Same could be said of the acrobats - a couple of flips, a human pyramid, and that was it, presumably because the crowds move on to the next quick fix.

My Arts Desk colleague Ismene Brown reports ecstatically on a tighter, more varied show by Moroccan acrobats which was running in London during my absence. As for the jokers, one of whom made me a quick butt, and the storytellers, well, you'd need an Arabic or Berber speaker to make sense; but they came and went. And meanwhile the swallows swoop and scream, the storks fly home to their nests and human life goes on.

How far it all seems from any fanatical act of murder, and indeed from the man who's disseminated so much hatred and death around the world. Should they have shot him? Well, I wasn't there in Abbottabad - know it passing well, though - so I can't say, but I'd rather take the line of Josh in The West Wing, who would prefer imprisonment entailing subjection to a steady file of everyone, day after day, who'd lost friends and relatives to his campaigns. Please God, insha'Allah, no more retaliation now.

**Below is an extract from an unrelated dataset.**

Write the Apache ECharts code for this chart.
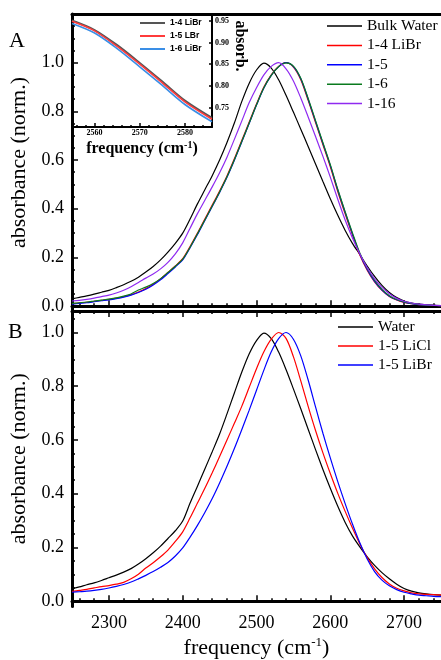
<!DOCTYPE html>
<html>
<head>
<meta charset="utf-8">
<script src="https://cdn.jsdelivr.net/npm/echarts@6/dist/echarts.min.js"></script>
<style>
  html, body { margin: 0; padding: 0; background: #fff; }
  #chart { width: 441px; height: 660px; }
</style>
</head>
<body>
<div id="chart"></div>
<script>
// frequency grid (cm-1) shared by panels A and B, 10 cm-1 steps
const freq = [2250, 2260, 2270, 2280, 2290, 2300, 2310, 2320, 2330, 2340, 2350, 2360, 2370, 2380, 2390,
  2400, 2410, 2420, 2430, 2440, 2450, 2460, 2470, 2480, 2490, 2500, 2510, 2520, 2530, 2540, 2550, 2560,
  2570, 2580, 2590, 2600, 2610, 2620, 2630, 2640, 2650, 2660, 2670, 2680, 2690, 2700, 2710, 2720, 2730,
  2740, 2750]

// panel A
const bulkWater = [0.030, 0.036, 0.042, 0.049, 0.057, 0.065, 0.076, 0.088, 0.102, 0.119, 0.140, 0.163, 0.190,
  0.222, 0.258, 0.300, 0.358, 0.420, 0.478, 0.536, 0.600, 0.672, 0.752, 0.840, 0.915, 0.970, 0.998, 0.978,
  0.930, 0.866, 0.797, 0.727, 0.656, 0.584, 0.512, 0.441, 0.374, 0.312, 0.258, 0.212, 0.165, 0.122, 0.085,
  0.056, 0.035, 0.021, 0.013, 0.008, 0.005, 0.003, 0.002]
const libr14 = [0.010, 0.013, 0.016, 0.020, 0.024, 0.028, 0.033, 0.039, 0.047, 0.058, 0.072, 0.090, 0.112,
  0.138, 0.165, 0.195, 0.245, 0.300, 0.358, 0.415, 0.473, 0.535, 0.605, 0.680, 0.755, 0.830, 0.900, 0.950,
  0.985, 1.000, 0.982, 0.930, 0.845, 0.754, 0.663, 0.572, 0.472, 0.380, 0.292, 0.210, 0.148, 0.100, 0.065,
  0.040, 0.025, 0.015, 0.010, 0.006, 0.004, 0.003, 0.002]
const libr15 = [0.008, 0.011, 0.014, 0.018, 0.022, 0.026, 0.031, 0.037, 0.045, 0.056, 0.069, 0.087, 0.108,
  0.134, 0.161, 0.190, 0.240, 0.294, 0.352, 0.409, 0.467, 0.529, 0.599, 0.674, 0.750, 0.826, 0.896, 0.948,
  0.984, 1.000, 0.984, 0.934, 0.850, 0.759, 0.668, 0.578, 0.478, 0.386, 0.297, 0.214, 0.151, 0.102, 0.066,
  0.041, 0.026, 0.016, 0.010, 0.006, 0.004, 0.003, 0.002]
const libr16 = [0.011, 0.014, 0.017, 0.021, 0.025, 0.029, 0.034, 0.041, 0.050, 0.066, 0.078, 0.093, 0.113,
  0.138, 0.164, 0.193, 0.242, 0.297, 0.354, 0.411, 0.469, 0.531, 0.601, 0.676, 0.751, 0.827, 0.897, 0.948,
  0.983, 0.999, 0.986, 0.936, 0.853, 0.762, 0.671, 0.581, 0.481, 0.389, 0.301, 0.218, 0.155, 0.106, 0.069,
  0.043, 0.027, 0.017, 0.011, 0.007, 0.004, 0.003, 0.002]
const libr116 = [0.021, 0.024, 0.028, 0.033, 0.039, 0.045, 0.054, 0.065, 0.080, 0.097, 0.115, 0.132, 0.153,
  0.180, 0.215, 0.260, 0.320, 0.380, 0.435, 0.490, 0.548, 0.612, 0.685, 0.760, 0.835, 0.897, 0.950, 0.985,
  1.000, 0.975, 0.925, 0.855, 0.777, 0.697, 0.615, 0.530, 0.440, 0.355, 0.280, 0.215, 0.158, 0.112, 0.077,
  0.051, 0.032, 0.020, 0.013, 0.008, 0.005, 0.003, 0.002]

// panel B
const water = [0.046, 0.053, 0.061, 0.068, 0.077, 0.087, 0.097, 0.108, 0.121, 0.138, 0.158, 0.180, 0.205,
  0.233, 0.262, 0.298, 0.365, 0.428, 0.492, 0.556, 0.622, 0.697, 0.775, 0.852, 0.920, 0.970, 0.998, 0.977,
  0.927, 0.862, 0.790, 0.716, 0.640, 0.564, 0.490, 0.420, 0.354, 0.294, 0.243, 0.202, 0.165, 0.133, 0.106,
  0.083, 0.063, 0.047, 0.037, 0.031, 0.027, 0.024, 0.022]
const licl15 = [0.036, 0.040, 0.044, 0.049, 0.054, 0.058, 0.063, 0.070, 0.083, 0.100, 0.123, 0.143, 0.165,
  0.190, 0.222, 0.258, 0.310, 0.365, 0.420, 0.478, 0.538, 0.600, 0.662, 0.725, 0.795, 0.865, 0.928, 0.975,
  1.000, 0.978, 0.910, 0.820, 0.725, 0.635, 0.552, 0.475, 0.402, 0.335, 0.272, 0.213, 0.162, 0.120, 0.088,
  0.064, 0.048, 0.038, 0.031, 0.027, 0.025, 0.024, 0.023]
const librB15 = [0.033, 0.035, 0.037, 0.040, 0.044, 0.049, 0.055, 0.062, 0.071, 0.083, 0.096, 0.110, 0.126,
  0.144, 0.168, 0.198, 0.238, 0.282, 0.330, 0.382, 0.440, 0.502, 0.568, 0.638, 0.710, 0.785, 0.860, 0.928,
  0.977, 1.000, 0.975, 0.913, 0.823, 0.723, 0.625, 0.533, 0.446, 0.364, 0.287, 0.217, 0.157, 0.110, 0.078,
  0.057, 0.043, 0.033, 0.027, 0.022, 0.020, 0.018, 0.017]

// inset (zoom of panel A shoulder)
const insetFreq = [2555, 2560, 2565, 2570, 2575, 2580, 2586]
const inset14 = [0.951, 0.929, 0.894, 0.853, 0.810, 0.766, 0.726]
const inset15 = [0.949, 0.927, 0.891, 0.850, 0.807, 0.763, 0.723]
const inset16 = [0.944, 0.922, 0.886, 0.844, 0.801, 0.757, 0.717]

// tick values
const freqTicks = [2300, 2400, 2500, 2600, 2700]
const absTicks = [0, 0.2, 0.4, 0.6, 0.8, 1.0]
const insetFreqTicks = [2560, 2570, 2580]
const insetAbsTicks = [0.75, 0.80, 0.85, 0.90, 0.95]

function minorTicks(from, to, step, majors) {
  const out = []
  for (let v = from; v <= to + 1e-9; v += step) {
    const r = Math.round(v * 1000) / 1000
    if (!majors.some(m => Math.abs(m - r) < 1e-6)) out.push(r)
  }
  return out
}
const freqMinor = minorTicks(2260, 2740, 20, freqTicks)
const absMinorA = minorTicks(0.05, 1.15, 0.05, absTicks)
const absMinorB = minorTicks(0.05, 1.05, 0.05, absTicks)
const insetFreqMinor = minorTicks(2556, 2586, 2, insetFreqTicks)

const SERIF = "Liberation Serif"
const LINE = { color: "#000", width: 3 }

function tickAxis(gridIndex, position, min, max, ticks, len, extra) {
  return Object.assign({
    gridIndex, position, type: "value", min, max,
    axisLine: { show: false },
    axisTick: { inside: true, length: len, customValues: ticks, lineStyle: { color: "#000", width: 1.5 } },
    axisLabel: { show: false },
    splitLine: { show: false }
  }, extra || {})
}

function pairs(xs, ys) {
  return xs.map((x, i) => [x, ys[i]])
}

function line(name, xi, yi, xs, ys, color, width) {
  return {
    name, type: "line", xAxisIndex: xi, yAxisIndex: yi,
    data: pairs(xs, ys), symbol: "none", smooth: 0.3,
    lineStyle: { color, width: width || 1.2 }, itemStyle: { color }
  }
}

const chart = echarts.init(document.getElementById("chart"))

chart.setOption({
  animation: false,
  backgroundColor: "#fff",
  grid: [
    { left: 72, top: 14, width: 371, height: 297 },
    { left: 72, top: 311, width: 371, height: 297 },
    { left: 72, top: 14, width: 140, height: 113 }
  ],
  xAxis: [
    // panel A
    tickAxis(0, "bottom", 2250, 2750, freqTicks, 6, { axisLine: { lineStyle: LINE } }),
    tickAxis(0, "bottom", 2250, 2750, freqMinor, 3),
    tickAxis(0, "top", 2250, 2750, [], 0, { axisLine: { lineStyle: LINE }, axisTick: { show: false } }),
    // panel B
    tickAxis(1, "bottom", 2250, 2750, freqTicks, 6, {
      axisLine: { lineStyle: LINE },
      axisLabel: { show: true, customValues: freqTicks, margin: 8, color: "#000", fontFamily: SERIF, fontSize: 18, formatter: v => String(v) },
      name: "{a|frequency (cm}{s|-1}{a|)}", nameLocation: "middle", nameGap: 30,
      nameTextStyle: {
        rich: {
          a: { fontFamily: SERIF, fontSize: 22, color: "#000" },
          s: { fontFamily: SERIF, fontSize: 13, color: "#000", verticalAlign: "top", padding: [0, 0, 10, 0] }
        }
      }
    }),
    tickAxis(1, "bottom", 2250, 2750, freqMinor, 3),
    tickAxis(1, "top", 2250, 2750, freqTicks, 6, { axisLine: { lineStyle: LINE } }),
    tickAxis(1, "top", 2250, 2750, freqMinor, 3),
    // inset
    tickAxis(2, "bottom", 2555, 2586, insetFreqTicks, 4, {
      axisLine: { lineStyle: { color: "#000", width: 2 } },
      axisLabel: { show: true, customValues: insetFreqTicks, margin: 2, color: "#000", fontFamily: SERIF, fontSize: 8, fontWeight: "bold", formatter: v => String(v) },
      name: "{a|frequency (cm}{s|-1}{a|)}", nameLocation: "middle", nameGap: 13,
      nameTextStyle: {
        rich: {
          a: { fontFamily: SERIF, fontSize: 16, fontWeight: "bold", color: "#000" },
          s: { fontFamily: SERIF, fontSize: 10, fontWeight: "bold", color: "#000", verticalAlign: "top", padding: [0, 0, 7, 0] }
        }
      }
    }),
    tickAxis(2, "bottom", 2555, 2586, insetFreqMinor, 2)
  ],
  yAxis: [
    // panel A
    tickAxis(0, "left", -0.02, 1.2, absTicks, 6, {
      axisLine: { lineStyle: LINE },
      axisLabel: { show: true, customValues: absTicks, margin: 8, color: "#000", fontFamily: SERIF, fontSize: 18, formatter: v => v.toFixed(1) },
      name: "absorbance (norm.)", nameLocation: "middle", nameGap: 40,
      nameTextStyle: { color: "#000", fontFamily: SERIF, fontSize: 22 }
    }),
    tickAxis(0, "left", -0.02, 1.2, absMinorA, 3),
    // panel B
    tickAxis(1, "left", -0.02, 1.08, absTicks, 6, {
      axisLine: { lineStyle: LINE },
      axisLabel: { show: true, customValues: absTicks, margin: 8, color: "#000", fontFamily: SERIF, fontSize: 18, formatter: v => v.toFixed(1) },
      name: "absorbance (norm.)", nameLocation: "middle", nameGap: 40,
      nameTextStyle: { color: "#000", fontFamily: SERIF, fontSize: 22 }
    }),
    tickAxis(1, "left", -0.02, 1.08, absMinorB, 3),
    // inset
    tickAxis(2, "right", 0.705, 0.966, insetAbsTicks, 3, {
      axisLine: { lineStyle: { color: "#000", width: 2 } },
      axisLabel: { show: true, customValues: insetAbsTicks, margin: 3, color: "#000", fontFamily: SERIF, fontSize: 8, fontWeight: "bold", formatter: v => v.toFixed(2) }
    })
  ],
  legend: [
    {
      data: ["Bulk Water", "1-4 LiBr", "1-5", "1-6", "1-16"],
      orient: "vertical", left: 327, top: 18, padding: 0, icon: "rect",
      itemWidth: 35, itemHeight: 1.5, itemGap: 3.4,
      textStyle: { color: "#000", fontFamily: SERIF, fontSize: 15.5, lineHeight: 16 }
    },
    {
      data: ["Water", "1-5 LiCl", "1-5 LiBr"],
      orient: "vertical", left: 338, top: 319, padding: 0, icon: "rect",
      itemWidth: 35, itemHeight: 1.5, itemGap: 3,
      textStyle: { color: "#000", fontFamily: SERIF, fontSize: 15.5, lineHeight: 16 }
    },
    {
      data: ["inset 1-4 LiBr", "inset 1-5 LBr", "inset 1-6 LiBr"],
      formatter: n => n.replace("inset ", ""),
      orient: "vertical", left: 140, top: 18.5, padding: 0, icon: "rect",
      itemWidth: 25, itemHeight: 2, itemGap: 4,
      textStyle: { color: "#000", fontFamily: "Liberation Sans", fontSize: 8.5, fontWeight: "bold", lineHeight: 9 }
    }
  ],
  graphic: [
    { type: "text", left: 9, top: 30, style: { text: "A", font: "22px 'Liberation Serif'", fill: "#000" } },
    { type: "text", left: 8, top: 321, style: { text: "B", font: "22px 'Liberation Serif'", fill: "#000" } },
    {
      type: "text", x: 240, y: 46, rotation: -Math.PI / 2,
      style: { text: "absorb.", font: "bold 16px 'Liberation Serif'", fill: "#000", align: "center", verticalAlign: "middle" }
    }
  ],
  series: [
    line("Bulk Water", 0, 0, freq, bulkWater, "#000"),
    line("1-4 LiBr", 0, 0, freq, libr14, "#ff0000"),
    line("1-5", 0, 0, freq, libr15, "#0000ff"),
    line("1-6", 0, 0, freq, libr16, "#0a7a1e"),
    line("1-16", 0, 0, freq, libr116, "#8f2af0"),
    line("Water", 3, 2, freq, water, "#000"),
    line("1-5 LiCl", 3, 2, freq, licl15, "#ff0000"),
    line("1-5 LiBr", 3, 2, freq, librB15, "#0000ff"),
    line("inset 1-4 LiBr", 7, 4, insetFreq, inset14, "#555555", 2),
    line("inset 1-5 LBr", 7, 4, insetFreq, inset15, "#ff3b3b", 1.6),
    line("inset 1-6 LiBr", 7, 4, insetFreq, inset16, "#3a8ee6", 1.6)
  ]
})
</script>
</body>
</html>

Susan Scheid (Raining Acorns) said...

"Please God, insha'Allah, no more retaliation now." You have put your trip to moving effect in this and the following post. I so agree with your sentiment here. Violence, it seems, begets nothing but more violence. Where is our Gandhi, our Martin Luther King, Jr.? We need their voice and their vision so very much right now.

David said...

Indeed - I did think at one time Obama might fit the bill, but his hands are so tied. His announcement seemed dignified enough, but it revolted me to hear of him and Hillary in the incident room of the White House, watching the killing. I suppose he had to, in order to quash the ludicrous conspiracy theorists as best he could, but still....

Anyway, the only thing to be thankful for is that this happened on his watch. He is, whatever people might say, still a good man.